Introducing code homeopathy: "Yes those two programs are consisting of the exact same bytes, but this one contains pure virgin artisan essence (C20 distilled)"
geohot
Now there's a name I haven't heard in a long time. George Hotz was the guy who first jailbroke iOS and the PlayStation 3 and made the towelroot exploit for early versions of Android, before legal threats drove him out of the scene.
Calling them a statistical model is misrepresenting their functional understanding of concepts.
This guy does not get it.
He's bang on. LLMs have no understanding of anything: they are literally just statistical models.
Unpopular prediction: AI agents are going to get better at coding. Not great, but halfway decent at cranking out basic features. Once everything levels out in like 3-5 years, AI agents will be a cherished part of the toolbox most software developers. It will be useful for skimming code, it will be useful for tedious parts of tasks that are just a degree off from boilerplate.

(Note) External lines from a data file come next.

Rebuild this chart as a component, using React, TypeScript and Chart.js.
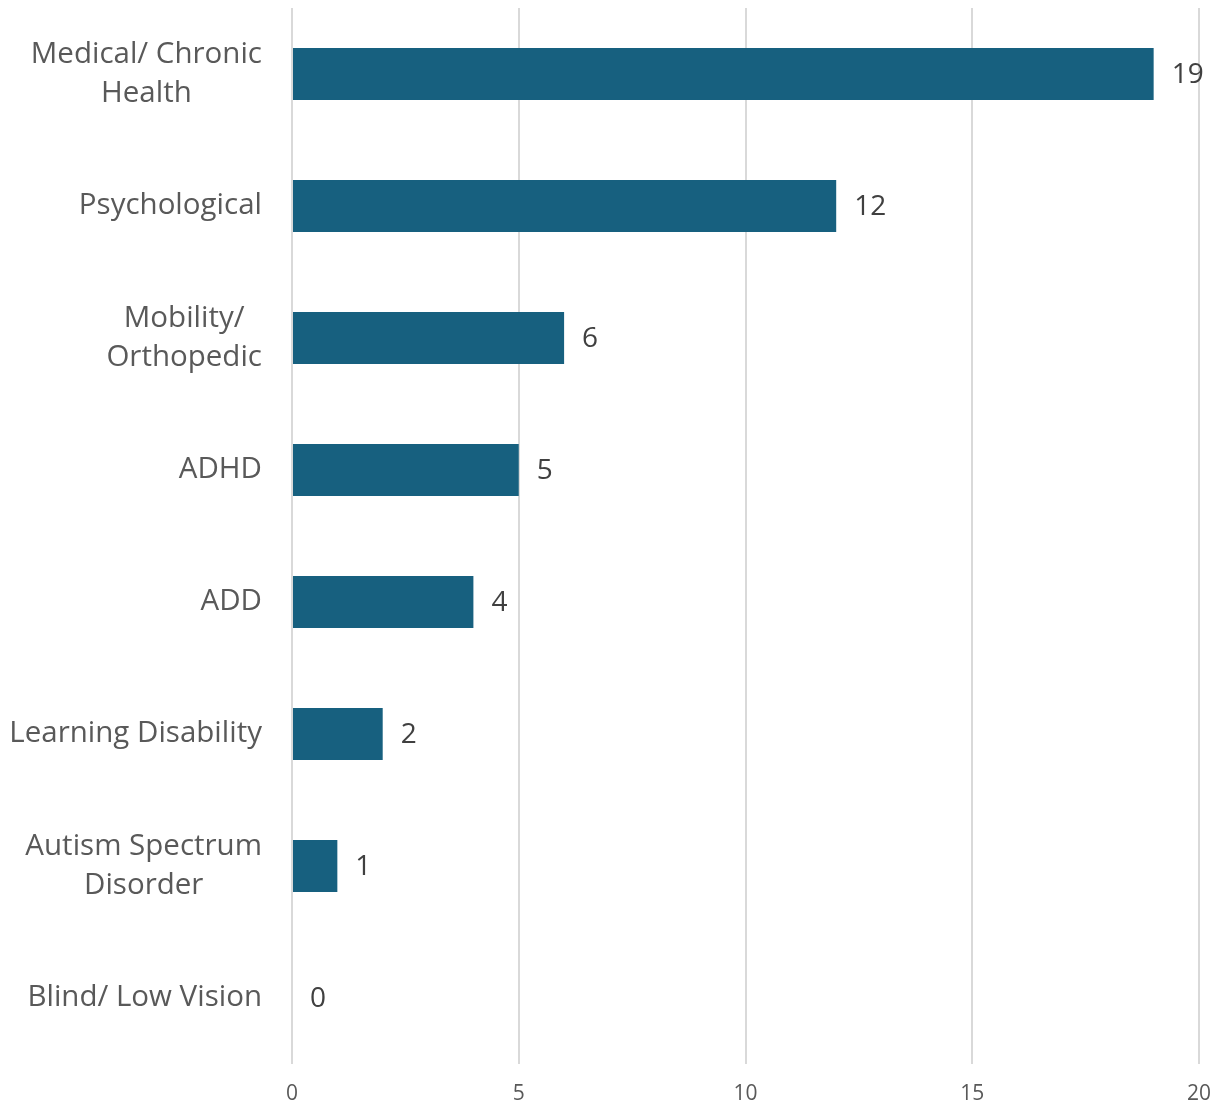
import React, { useEffect, useRef } from "react";
import { Chart, registerables } from "chart.js";

Chart.register(...registerables);

const categories: (string | string[])[] = [
  ["Medical/ Chronic", "Health"],
  "Psychological",
  ["Mobility/", "Orthopedic"],
  "ADHD",
  "ADD",
  "Learning Disability",
  ["Autism Spectrum", "Disorder"],
  "Blind/ Low Vision",
];
const counts: number[] = [19, 12, 6, 5, 4, 2, 1, 0];
const xTicks: number[] = [0, 5, 10, 15, 20];

const FONT = "'Open Sans', 'Noto Sans', sans-serif";
const LABEL_SIZE = 29.5;
const LINE_H = 39;

const valueLabels = {
  id: "valueLabels",
  afterDatasetsDraw(chart: any) {
    const ctx = chart.ctx;
    const meta = chart.getDatasetMeta(0);
    ctx.save();
    ctx.font = `28px ${FONT}`;
    ctx.fillStyle = "#404040";
    ctx.textAlign = "left";
    ctx.textBaseline = "middle";
    meta.data.forEach((el: any, i: number) => {
      ctx.fillText(String(counts[i]), el.x + 18, el.y + 1);
    });
    ctx.restore();
  },
};

// Category labels: block right-aligned, lines centred within the block
const categoryLabels = {
  id: "categoryLabels",
  afterDraw(chart: any) {
    const ctx = chart.ctx;
    const yScale = chart.scales.y;
    const right = chart.chartArea.left - 30;
    ctx.save();
    ctx.font = `${LABEL_SIZE}px ${FONT}`;
    ctx.fillStyle = "#595959";
    ctx.textAlign = "center";
    ctx.textBaseline = "middle";
    categories.forEach((lab, i) => {
      const lines = Array.isArray(lab) ? lab : [lab];
      const maxW = Math.max(...lines.map((l) => ctx.measureText(l).width));
      const cx = right - maxW / 2;
      const cy = yScale.getPixelForTick(i);
      const top = cy - ((lines.length - 1) * LINE_H) / 2;
      lines.forEach((l, j) => ctx.fillText(l, cx, top + j * LINE_H));
    });
    ctx.restore();
  },
};

export default function App() {
  const ref = useRef<HTMLCanvasElement | null>(null);
  useEffect(() => {
    if (!ref.current) return;
    const chart = new Chart(ref.current, {
      type: "bar",
      data: {
        labels: categories,
        datasets: [
          {
            data: counts,
            backgroundColor: "#17607F",
            categoryPercentage: 0.394,
            barPercentage: 1,
          },
        ],
      },
      options: {
        indexAxis: "y",
        animation: false,
        responsive: false,
        maintainAspectRatio: false,
        layout: { padding: { top: 8, right: 30, left: 0, bottom: 0 } },
        plugins: { legend: { display: false }, tooltip: { enabled: false } },
        scales: {
          x: {
            min: 0,
            max: 20,
            afterBuildTicks: (axis: any) => {
              axis.ticks = xTicks.map((v) => ({ value: v }));
            },
            afterFit: (axis: any) => {
              axis.height = 45;
              axis.paddingLeft = 0;
              axis.paddingRight = 0;
            },
            grid: { color: "#d9d9d9", lineWidth: 2, drawTicks: false },
            border: { display: false },
            ticks: {
              padding: 17,
              color: "#595959",
              font: { family: FONT, size: 21 },
            },
          },
          y: {
            afterFit: (axis: any) => {
              axis.width = 292;
              axis.paddingTop = 0;
              axis.paddingBottom = 0;
            },
            grid: { display: false, drawTicks: false },
            border: { display: false },
            ticks: {
              padding: 30,
              color: "rgba(0,0,0,0)",
              font: { family: FONT, size: 29, lineHeight: 1.35 },
            },
          },
        },
      },
      plugins: [valueLabels, categoryLabels],
    });
    return () => chart.destroy();
  }, []);
  return (
    <div style={{ position: "fixed", left: 0, top: 0, width: 1229, height: 1109, background: "#fff" }}>
      <canvas ref={ref} width={1229} height={1109} style={{ width: 1229, height: 1109 }} />
    </div>
  );
}
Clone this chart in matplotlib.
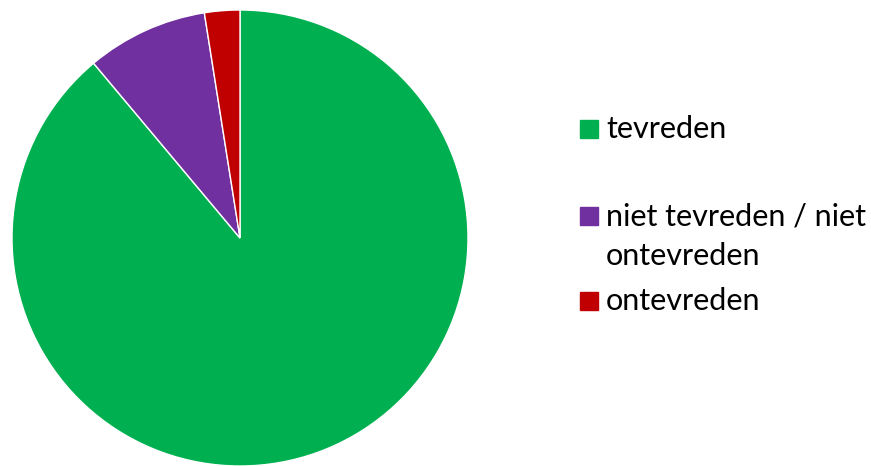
import matplotlib.pyplot as plt
from matplotlib.patches import Rectangle

labels = ["tevreden", "niet tevreden / niet\nontevreden", "ontevreden"]
values = [88.9, 8.6, 2.5]
colors = ["#00B050", "#7030A0", "#C00000"]

W, H = 871, 466
fig = plt.figure(figsize=(W / 100, H / 100), dpi=100)

# pie area: centre (240, 238), radius 228 px
ax = fig.add_axes([12 / W, 0, 456 / W, 456 / H])
ax.pie(values, colors=colors, startangle=90, counterclock=False,
       radius=1, wedgeprops=dict(edgecolor="white", linewidth=1))
ax.set_xlim(-1, 1)
ax.set_ylim(-1, 1)
ax.set_aspect("equal")
ax.axis("off")

# legend drawn by hand (Excel-style uneven spacing)
entry_y = [129, 216, 301]  # px from top, first text line centre
line_h = 40
for lab, col, y in zip(labels, colors, entry_y):
    fig.patches.append(Rectangle((580 / W, 1 - (y + 9) / H), 18 / W, 18 / H,
                                 transform=fig.transFigure, color=col))
    for i, part in enumerate(lab.split("\n")):
        fig.text(606 / W, 1 - (y + i * line_h) / H, part, fontsize=22,
                 family="Lato", va="center", ha="left")

fig.savefig("out.png", dpi=100)
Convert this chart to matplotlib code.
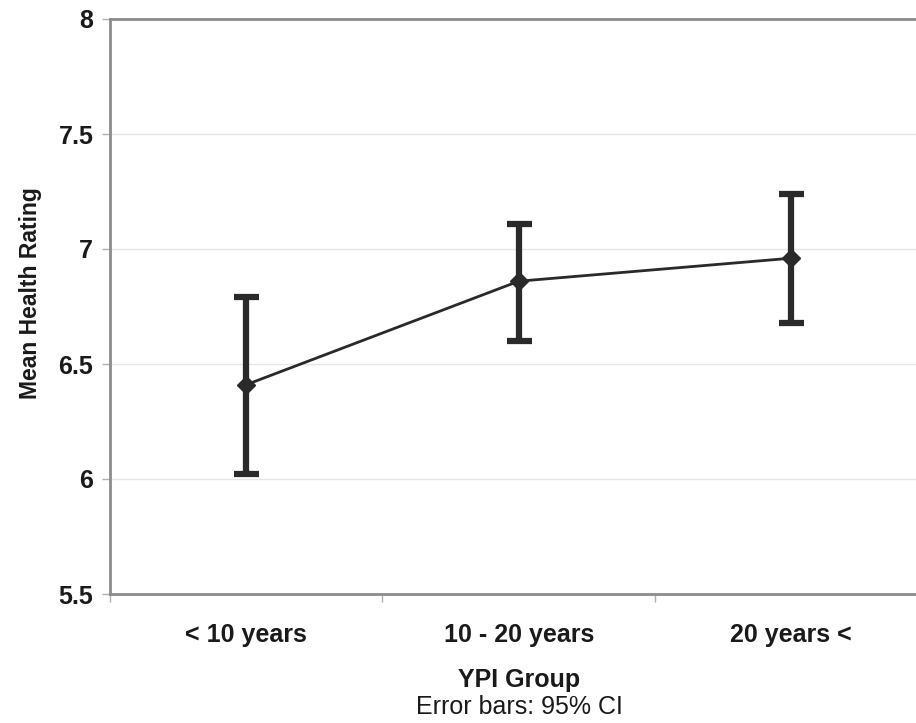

People are definitely gonna try to use it for things more complicated than that, and that'll be a mistake, and it will be costly, but the far side of it could be pretty cool actually. Admittedly I have an optimistic disposition.
~~I have yet to be impressed.~~ I’m not very convinced*. I asked for format type mappings between Pipewire, WebGpu, and Vulcan and both ChatGPT and Gemini failed very badly only providing the most common type mappings. This should be a wildly easy task, something any programmer or even beginner programmers can complete. It’s just very boring, mundane, buffer shifting like work. It almost feels like pencil pushing.
Why couldn’t they do it?
Hence the "are going to get better" and "3-5 years".
Are you using real agents or the free chats on the web, because the latter ones are really dumb. Even when you ask them to search the web for basis you don't get much success.
But they do work, maybe not as a full replacement but my god the amount of boilerplate I can avoid in creating unit tests from scratch. Extracting and finding information in the code base is also useful, not everything is an easy text search of tracing a few code paths. It's an incredible tool for these kinds of work.
If it becomes harder to tell the difference then it also means it's closer to matching reality. And todays AI can do very impressive "reasoning", managing to debug complex issues I have had.
The most important part is that you as developer is fully responsible and can stand behind what they do and deliver using AI agents.